With reporting from Amin Isaac
Three former executives of Al Jazeera Children’s Channel (JCC) returned to a Doha courtroom Tuesday, more than two years after being fired from their positions and issued a travel ban amid accusations of financial impropriety.
During the hearing, officials from Qatar’s State Audit Bureau testified that they found insufficient supporting documentation for several travel claims and that former manager Mahmoud Bouneb signed dozens of contracts over an eight-year period without obtaining the required co-signature of a board member.
However, they said they found no evidence that any money went missing or was improperly spent. Bouneb – a Tunisian-Canadian who appeared in court with Moroccan Malika Alouane, his wife and former programming director of the station, as well as Palestinian Haitham Qudaih, a former cost controlling manager – called the ongoing proceedings “shameful.”

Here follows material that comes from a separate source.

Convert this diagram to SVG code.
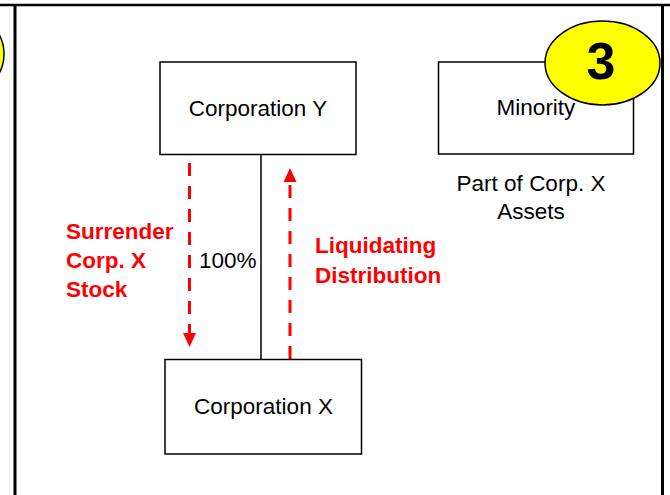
<svg xmlns="http://www.w3.org/2000/svg" width="670" height="495" viewBox="0 0 670 495">
<style>
.box{fill:#fff;stroke:#000;stroke-width:1.5}
.lbl{font-family:"Liberation Sans",Arial,sans-serif;font-size:22.5px;fill:#000}
.red{font-family:"Liberation Sans",Arial,sans-serif;font-size:22.5px;font-weight:bold;fill:#ff0000}
.dash{stroke:#ff0000;stroke-width:3;stroke-dasharray:13 10;fill:none}
.badge{fill:#ffff00;stroke:#000;stroke-width:1.5}
</style>
<defs>
<marker id="ah" markerUnits="userSpaceOnUse" markerWidth="14" markerHeight="13" refX="0" refY="6.5" orient="auto" viewBox="0 0 14 13">
<path d="M0,0 L14,6.5 L0,13 z" fill="#ff0000"/>
</marker>
</defs>
<rect x="0" y="0" width="670" height="495" fill="#fff"/>
<g id="frame">
<ellipse cx="-40" cy="54" rx="44" ry="42" class="badge"/>
<line x1="0" y1="5" x2="670" y2="5" stroke="#000" stroke-width="2.5"/>
<line x1="15" y1="5" x2="15" y2="495" stroke="#000" stroke-width="3"/>
<line x1="662.5" y1="5" x2="662.5" y2="495" stroke="#000" stroke-width="3"/>
</g>
<g id="connectors">
<line x1="261" y1="154.5" x2="261" y2="359.5" stroke="#000" stroke-width="1.5"/>
<line x1="189.5" y1="163" x2="189.5" y2="333" class="dash" marker-end="url(#ah)"/>
<line x1="290" y1="359" x2="290" y2="182" class="dash" marker-end="url(#ah)"/>
<text class="red" x="66" y="239">Surrender</text>
<text class="red" x="66" y="268">Corp. X</text>
<text class="red" x="66" y="297">Stock</text>
<text class="lbl" x="199" y="268">100%</text>
<text class="red" x="315" y="253">Liquidating</text>
<text class="red" x="315" y="283">Distribution</text>
</g>
<g id="corpY">
<rect class="box" x="160" y="62" width="196" height="92.5"/>
<text class="lbl" x="258" y="116" text-anchor="middle">Corporation Y</text>
</g>
<g id="corpX">
<rect class="box" x="165" y="359.5" width="196.5" height="94.5"/>
<text class="lbl" x="263.5" y="414" text-anchor="middle">Corporation X</text>
</g>
<g id="minority">
<rect class="box" x="438.5" y="62" width="195" height="92"/>
<text class="lbl" x="536" y="115" text-anchor="middle">Minority</text>
<text class="lbl" x="531" y="191" text-anchor="middle">Part of Corp. X</text>
<text class="lbl" x="531" y="218.5" text-anchor="middle">Assets</text>
</g>
<g id="badge3">
<ellipse cx="602.5" cy="63" rx="57.5" ry="42" class="badge"/>
<text x="601" y="79" text-anchor="middle" font-family="Liberation Sans,Arial,sans-serif" font-weight="bold" font-size="52" fill="#000">3</text>
</g>
</svg>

While admitting in an interview with Doha News to “administrative transgressions,” the 58-year-old said he always operated within the appropriate framework and that none of his actions came close to criminality.
“There were no clear violations,” he said.
Bouneb attributed his mistakes to the stress of managing a TV studio with a heavy production schedule.
“Sometimes, you need to make a decision on the spot.”
After eight years with the station, he and roughly 30 members of the channel’s senior staff were terminated. In short order, a travel ban was placed on several of those who were sacked. They have since been lifted, except on Bouneb, Alouane and Qudaih.
Bouneb said the three stand accused of mismanaging approximately QR3.1 million (US$851,460) over eight years.
Last year, separate investigations by the Qatar National Audit Bureau and accounting firm Ernst & Young cleared the trio of any criminal wrongdoing. The E&Y report stated:
“The committee concludes that what was possible to note from the inspection was that there are some administrative misconducts.
However, there is no way to say that the Channel’s employees, whose names appear in the claim, have committed any embezzlement crimes or harmed intentionally the Channel funds.”
Nevertheless, the three, who have not been jailed, were formally charged earlier this year (see timeline).
Contracts valued at more than US$1 million (QR3.64 million) required the signatures of both Bouneb and a member of the JCC board. However, National Audit Bureau investigators found 62 contracts that lacked a second signature.
Bouneb said most of these related to the station’s satellite uplink, staff housing or commissioned programs. In many cases, they were time-sensitive arrangements that would have been jeopardized if there was a delay in finalizing the agreement, he said, adding that it was not always possible to obtain a second signature in a timely manner.
Bouneb argued his actions were “needed” and that the contracts were examined in annual external audits as well as regular financial reviews by the board.
“If there were problems during the eight years of my management, would they not have been raised before now?”
National Audit Bureau investigators also examined Bouneb’s travel claims and found that all expenses were supported by receipts and that in most cases, the justification for trips were properly documented. In a few cases, however, a form explaining the purpose of the trip was not filed.
Bouneb told Doha News that his office almost always filled out the proper paperwork and that any missing forms were “exceptions.”
It was also suggested during Tuesday’s four-and-a-half-hour hearing that Alouane kept possession of a company-provided residence while collecting a housing allowance that she started receiving after the couple got married.
Bouneb called that accusation “nonsense.” He said Alouane, 45, moved into his villa after they married and informed the channel’s human resources department that her residence was vacant.
“What is the use of keeping two houses in the same compound?” he asked.
The trio’s next court hearing is scheduled for Dec. 26. In the meantime, they remain unable to leave or work in Qatar due to kafala system rules, which is taking its financial toll.
Qudaih, 37, told Doha News in September that he had already depleted his savings, while Bouneb said he has cashed in his pension in Switzerland, where he was based for 17 years.
Bouneb said that from his perspective, more than a decade of “loyalty and full transparency” to Qatar has been answered with an “immoral” prosecution lacking any serious allegations of criminality.
“No fraud, no embezzlement, nothing,” he said. “They’ve taken two years of our lives.”